Falsehood: Leaks go on all the time in Washington
In defense of the Bush administration officials alleged to have disclosed Plame's CIA identity, numerous media figures have attempted to downplay the alleged leak as par for the course in Washington. Washington Post columnist Richard Cohen claimed that such leaking is "what Washington does day in and day out" and that it "is rarely considered a crime." On the October 20 edition of MSNBC's Hardball with Chris Matthews, Republican strategist Ed Rollins stated, "We know for sure that a couple of very high-ranking White House guys talked to some reporters and basically tried to go out and diminish someone who was criticizing them. I mean, that goes on every single day in the White House."
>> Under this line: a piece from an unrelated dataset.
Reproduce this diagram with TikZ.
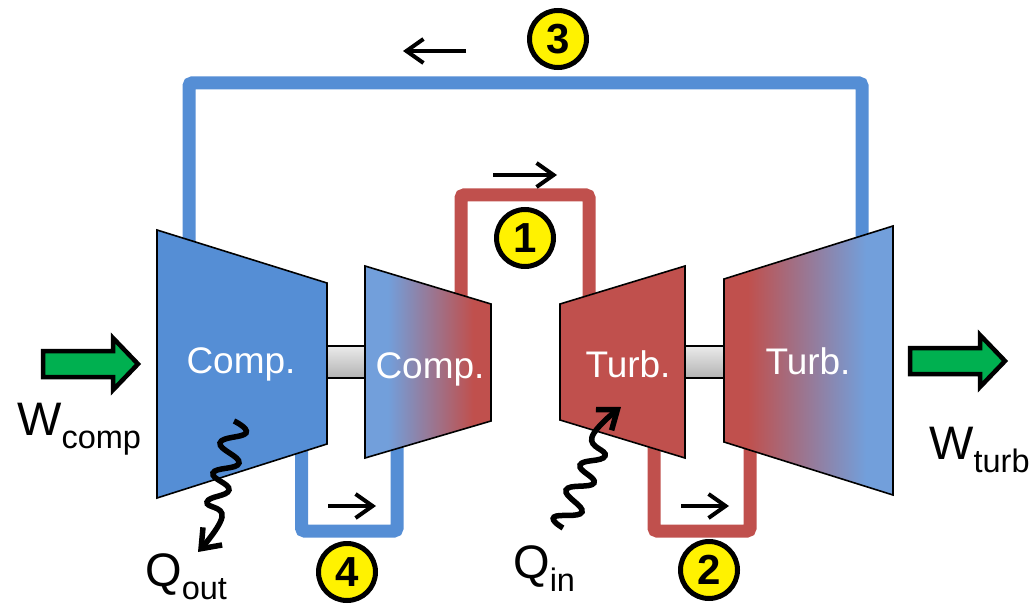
\documentclass[tikz,border=0pt]{standalone}
\usepackage{fontspec}
\setmainfont{Liberation Sans}
\usetikzlibrary{arrows.meta,calc}
\definecolor{pipeblue}{HTML}{558ED5}
\definecolor{pipered}{HTML}{C0504D}
\definecolor{softblue}{HTML}{729FDB}
\definecolor{flowgreen}{HTML}{00B050}
\pgfdeclarehorizontalshading{coldhot}{100bp}{color(0bp)=(softblue); color(34bp)=(softblue); color(68bp)=(pipered); color(100bp)=(pipered)}
\pgfdeclarehorizontalshading{hotcold}{100bp}{color(0bp)=(pipered); color(32bp)=(pipered); color(67bp)=(softblue); color(100bp)=(softblue)}
\pgfdeclareverticalshading{shaftgrey}{100bp}{color(0bp)=(black!30); color(25bp)=(black!30); color(75bp)=(black!8); color(100bp)=(black!8)}
\tikzset{
  trap style/.style={draw=black, line width=1.6pt, line join=miter},
  pipe style/.style={line width=13pt, rounded corners=3pt},
  arr style/.style={-{Straight Barb[length=17pt,width=24pt,line width=4pt]}, line width=4pt},
  wave style/.style={-{Straight Barb[length=17pt,width=26pt,line width=5.5pt]}, line width=5.5pt},
  flow style/.style={draw=black, fill=flowgreen, line width=4.5pt, miter limit=10},
  nd style/.style={circle, draw=black, fill=yellow, line width=5pt, minimum size=57pt, inner sep=0pt,
    font=\fontsize{42}{42}\selectfont\bfseries},
  machine style/.style={anchor=base, text=white, inner sep=0pt, font=\fontsize{37}{40}\selectfont},
  lbl style/.style={anchor=base west, inner sep=0pt, font=\fontsize{47}{50}\selectfont}
}
\newcommand{\withsub}[1]{\raisebox{-13pt}{\fontsize{32.5}{32.5}\selectfont #1}}
\begin{document}
\begin{tikzpicture}[x=1pt,y=-1pt]
\useasboundingbox (0,0) rectangle (1030,604);
\coordinate (p3a) at (189,245);
\coordinate (p3b) at (862,240);
\coordinate (p1a) at (461,300);
\coordinate (p1b) at (589,300);
\coordinate (p4a) at (301.5,440);
\coordinate (p4b) at (397,445);
\coordinate (p2a) at (654,440);
\coordinate (p2b) at (750,445);
\draw[pipe style, pipeblue] (p3a)--(p3a|-0,83)--(p3b|-0,83)--(p3b);
\draw[pipe style, pipered] (p1a)--(p1a|-0,195)--(p1b|-0,195)--(p1b);
\draw[pipe style, pipeblue] (p4a)--(p4a|-0,531)--(p4b|-0,531)--(p4b);
\draw[pipe style, pipered] (p2a)--(p2a|-0,531)--(p2b|-0,531)--(p2b);
\draw[line width=1.6pt, shading=shaftgrey] (327,346) rectangle (365,378);
\draw[line width=1.6pt, shading=shaftgrey] (685,346) rectangle (724,378);
\draw[trap style, fill=pipeblue] (157,230)--(327,283)--(327,444)--(157,498)--cycle;
\draw[trap style, shading=coldhot] (365,266)--(491,304)--(491,421)--(365,458)--cycle;
\draw[trap style, fill=pipered] (560,304)--(685,266)--(685,458)--(560,420)--cycle;
\draw[trap style, shading=hotcold] (724,279)--(893,226)--(893,495)--(724,442)--cycle;
\node[machine style] (comp1) at (241,373) {Comp.};
\node[machine style] (comp2) at (430,378) {Comp.};
\node[machine style] (turb1) at (628,377) {Turb.};
\node[machine style] (turb2) at (808,374) {Turb.};
\draw[flow style] (43,351)--(113,351)--(113,338)--(138,364)--(113,390)--(113,377)--(43,377)--cycle;
\draw[flow style, shift={(867,-3)}] (43,351)--(113,351)--(113,338)--(138,364)--(113,390)--(113,377)--(43,377)--cycle;
\node[nd style] (n3) at (558,39) {3};
\node[nd style] (n1) at (525,238) {1};
\node[nd style] (n4) at (347,572) {4};
\node[nd style] (n2) at (709,570) {2};
\coordinate (a3a) at (466,51);
\coordinate (a3b) at (403,51);
\coordinate (a1a) at (493,175);
\coordinate (a1b) at (557,175);
\coordinate (a4a) at (328,506);
\coordinate (a4b) at (376,506);
\coordinate (a2a) at (681,506);
\coordinate (a2b) at (729,506);
\draw[arr style] (a3a)--(a3b);
\draw[arr style] (a1a)--(a1b);
\draw[arr style] (a4a)--(a4b);
\draw[arr style] (a2a)--(a2b);
\coordinate (qouta) at (234,421);
\coordinate (qoutb) at (198,552);
\coordinate (qina) at (563,528);
\coordinate (qinb) at (621,407);
\draw[wave style] plot[smooth, tension=0.8] coordinates {(qouta) (246,433) (220,443) (239,463) (213,473) (229,490) (207,502) (222,517) (qoutb)};
\draw[wave style] plot[smooth, tension=0.8] coordinates {(qina) (554,517) (582,512) (566,490) (594,483) (580,465) (605,456) (592,437) (qinb)};
\node[lbl style] (wcomp) at (17,435) {W\withsub{comp}};
\node[lbl style] (wturb) at (929,459) {W\withsub{turb}};
\node[lbl style] (qout) at (145,586) {Q\withsub{out}};
\node[lbl style] (qin) at (513,578) {Q\withsub{in}};
\end{tikzpicture}
\end{document}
But Cohen and Rollins glossed over the fact that this leak allegedly involved the identity of a CIA operative -- potentially a crime -- although Cohen subsequently issued a "clarification" in which, responding to readers, he wrote that he does consider "the outing of a covert employee a serious matter." Former President George H.W. Bush expressed his view of such actions during an April 26, 1999, speech at the dedication of the CIA's George Bush Center for Intelligence. He stated: "I have nothing but contempt and anger for those who betray the trust by exposing the name of our sources. They are, in my view, the most insidious of traitors."